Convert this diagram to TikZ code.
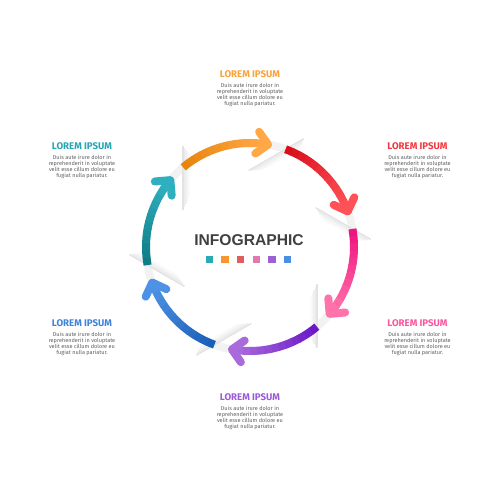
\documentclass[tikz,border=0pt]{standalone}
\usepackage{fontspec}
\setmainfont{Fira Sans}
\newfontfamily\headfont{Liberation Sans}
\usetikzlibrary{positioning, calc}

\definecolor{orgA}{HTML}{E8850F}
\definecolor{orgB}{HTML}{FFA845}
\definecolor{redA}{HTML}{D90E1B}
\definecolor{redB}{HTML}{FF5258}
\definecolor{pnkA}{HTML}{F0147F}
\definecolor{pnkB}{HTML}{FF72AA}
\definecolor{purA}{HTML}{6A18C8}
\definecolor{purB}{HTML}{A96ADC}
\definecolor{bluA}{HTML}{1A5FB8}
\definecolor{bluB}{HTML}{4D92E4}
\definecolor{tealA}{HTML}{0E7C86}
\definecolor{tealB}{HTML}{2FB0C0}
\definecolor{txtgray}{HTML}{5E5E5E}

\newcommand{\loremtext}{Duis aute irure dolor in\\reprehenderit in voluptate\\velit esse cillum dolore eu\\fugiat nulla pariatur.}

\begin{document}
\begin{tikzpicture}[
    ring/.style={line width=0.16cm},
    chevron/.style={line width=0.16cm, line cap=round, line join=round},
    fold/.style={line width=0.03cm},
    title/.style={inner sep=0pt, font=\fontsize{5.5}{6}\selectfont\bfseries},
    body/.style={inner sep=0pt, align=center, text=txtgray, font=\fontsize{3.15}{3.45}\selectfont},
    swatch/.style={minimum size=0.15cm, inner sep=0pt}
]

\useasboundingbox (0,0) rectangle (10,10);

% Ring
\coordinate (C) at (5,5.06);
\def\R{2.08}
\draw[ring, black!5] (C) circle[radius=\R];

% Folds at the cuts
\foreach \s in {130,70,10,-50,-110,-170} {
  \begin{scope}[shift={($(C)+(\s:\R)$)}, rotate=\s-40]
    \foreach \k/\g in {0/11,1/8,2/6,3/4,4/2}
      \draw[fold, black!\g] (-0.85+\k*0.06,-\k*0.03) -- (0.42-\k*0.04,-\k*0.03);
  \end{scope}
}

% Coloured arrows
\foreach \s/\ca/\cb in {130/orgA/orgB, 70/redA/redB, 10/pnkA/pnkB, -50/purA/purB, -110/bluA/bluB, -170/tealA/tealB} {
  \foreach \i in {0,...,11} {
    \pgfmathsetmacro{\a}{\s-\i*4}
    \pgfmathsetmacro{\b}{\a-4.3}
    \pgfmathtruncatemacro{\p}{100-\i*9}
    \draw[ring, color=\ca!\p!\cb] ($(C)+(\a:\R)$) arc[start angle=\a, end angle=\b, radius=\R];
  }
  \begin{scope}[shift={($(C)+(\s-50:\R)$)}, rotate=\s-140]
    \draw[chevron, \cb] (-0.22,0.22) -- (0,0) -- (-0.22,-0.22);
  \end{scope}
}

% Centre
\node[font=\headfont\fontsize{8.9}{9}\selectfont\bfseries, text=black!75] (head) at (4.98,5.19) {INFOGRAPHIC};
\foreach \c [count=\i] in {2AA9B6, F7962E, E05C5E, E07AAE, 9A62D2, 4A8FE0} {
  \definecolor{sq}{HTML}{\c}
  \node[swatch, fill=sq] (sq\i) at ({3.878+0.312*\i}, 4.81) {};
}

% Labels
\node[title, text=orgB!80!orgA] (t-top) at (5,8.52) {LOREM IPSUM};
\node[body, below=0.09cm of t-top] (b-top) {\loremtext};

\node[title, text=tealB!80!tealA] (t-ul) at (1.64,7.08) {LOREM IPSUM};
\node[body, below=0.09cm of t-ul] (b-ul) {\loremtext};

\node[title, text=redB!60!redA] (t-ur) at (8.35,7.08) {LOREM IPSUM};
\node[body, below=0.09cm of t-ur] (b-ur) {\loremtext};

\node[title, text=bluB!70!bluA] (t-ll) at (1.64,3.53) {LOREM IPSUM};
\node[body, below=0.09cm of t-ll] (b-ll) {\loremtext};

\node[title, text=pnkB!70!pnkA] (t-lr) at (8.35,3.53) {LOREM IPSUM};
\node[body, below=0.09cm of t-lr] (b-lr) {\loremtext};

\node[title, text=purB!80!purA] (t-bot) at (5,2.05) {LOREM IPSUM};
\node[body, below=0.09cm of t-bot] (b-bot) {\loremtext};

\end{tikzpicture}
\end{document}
________________________________________
> **Objective**:
Retype the whole listing, keeping every line identical and omitting all pictures.

> **Response below**:
Convert this diagram to TikZ code.
\documentclass[tikz,border=0pt]{standalone}
\usepackage{fontspec}
\setmainfont{Fira Sans}
\newfontfamily\headfont{Liberation Sans}
\usetikzlibrary{positioning, calc}

\definecolor{orgA}{HTML}{E8850F}
\definecolor{orgB}{HTML}{FFA845}
\definecolor{redA}{HTML}{D90E1B}
\definecolor{redB}{HTML}{FF5258}
\definecolor{pnkA}{HTML}{F0147F}
\definecolor{pnkB}{HTML}{FF72AA}
\definecolor{purA}{HTML}{6A18C8}
\definecolor{purB}{HTML}{A96ADC}
\definecolor{bluA}{HTML}{1A5FB8}
\definecolor{bluB}{HTML}{4D92E4}
\definecolor{tealA}{HTML}{0E7C86}
\definecolor{tealB}{HTML}{2FB0C0}
\definecolor{txtgray}{HTML}{5E5E5E}

\newcommand{\loremtext}{Duis aute irure dolor in\\reprehenderit in voluptate\\velit esse cillum dolore eu\\fugiat nulla pariatur.}

\begin{document}
\begin{tikzpicture}[
    ring/.style={line width=0.16cm},
    chevron/.style={line width=0.16cm, line cap=round, line join=round},
    fold/.style={line width=0.03cm},
    title/.style={inner sep=0pt, font=\fontsize{5.5}{6}\selectfont\bfseries},
    body/.style={inner sep=0pt, align=center, text=txtgray, font=\fontsize{3.15}{3.45}\selectfont},
    swatch/.style={minimum size=0.15cm, inner sep=0pt}
]

\useasboundingbox (0,0) rectangle (10,10);

% Ring
\coordinate (C) at (5,5.06);
\def\R{2.08}
\draw[ring, black!5] (C) circle[radius=\R];

% Folds at the cuts
\foreach \s in {130,70,10,-50,-110,-170} {
  \begin{scope}[shift={($(C)+(\s:\R)$)}, rotate=\s-40]
    \foreach \k/\g in {0/11,1/8,2/6,3/4,4/2}
      \draw[fold, black!\g] (-0.85+\k*0.06,-\k*0.03) -- (0.42-\k*0.04,-\k*0.03);
  \end{scope}
}

% Coloured arrows
\foreach \s/\ca/\cb in {130/orgA/orgB, 70/redA/redB, 10/pnkA/pnkB, -50/purA/purB, -110/bluA/bluB, -170/tealA/tealB} {
  \foreach \i in {0,...,11} {
    \pgfmathsetmacro{\a}{\s-\i*4}
    \pgfmathsetmacro{\b}{\a-4.3}
    \pgfmathtruncatemacro{\p}{100-\i*9}
    \draw[ring, color=\ca!\p!\cb] ($(C)+(\a:\R)$) arc[start angle=\a, end angle=\b, radius=\R];
  }
  \begin{scope}[shift={($(C)+(\s-50:\R)$)}, rotate=\s-140]
    \draw[chevron, \cb] (-0.22,0.22) -- (0,0) -- (-0.22,-0.22);
  \end{scope}
}

% Centre
\node[font=\headfont\fontsize{8.9}{9}\selectfont\bfseries, text=black!75] (head) at (4.98,5.19) {INFOGRAPHIC};
\foreach \c [count=\i] in {2AA9B6, F7962E, E05C5E, E07AAE, 9A62D2, 4A8FE0} {
  \definecolor{sq}{HTML}{\c}
  \node[swatch, fill=sq] (sq\i) at ({3.878+0.312*\i}, 4.81) {};
}

% Labels
\node[title, text=orgB!80!orgA] (t-top) at (5,8.52) {LOREM IPSUM};
\node[body, below=0.09cm of t-top] (b-top) {\loremtext};

\node[title, text=tealB!80!tealA] (t-ul) at (1.64,7.08) {LOREM IPSUM};
\node[body, below=0.09cm of t-ul] (b-ul) {\loremtext};

\node[title, text=redB!60!redA] (t-ur) at (8.35,7.08) {LOREM IPSUM};
\node[body, below=0.09cm of t-ur] (b-ur) {\loremtext};

\node[title, text=bluB!70!bluA] (t-ll) at (1.64,3.53) {LOREM IPSUM};
\node[body, below=0.09cm of t-ll] (b-ll) {\loremtext};

\node[title, text=pnkB!70!pnkA] (t-lr) at (8.35,3.53) {LOREM IPSUM};
\node[body, below=0.09cm of t-lr] (b-lr) {\loremtext};

\node[title, text=purB!80!purA] (t-bot) at (5,2.05) {LOREM IPSUM};
\node[body, below=0.09cm of t-bot] (b-bot) {\loremtext};

\end{tikzpicture}
\end{document}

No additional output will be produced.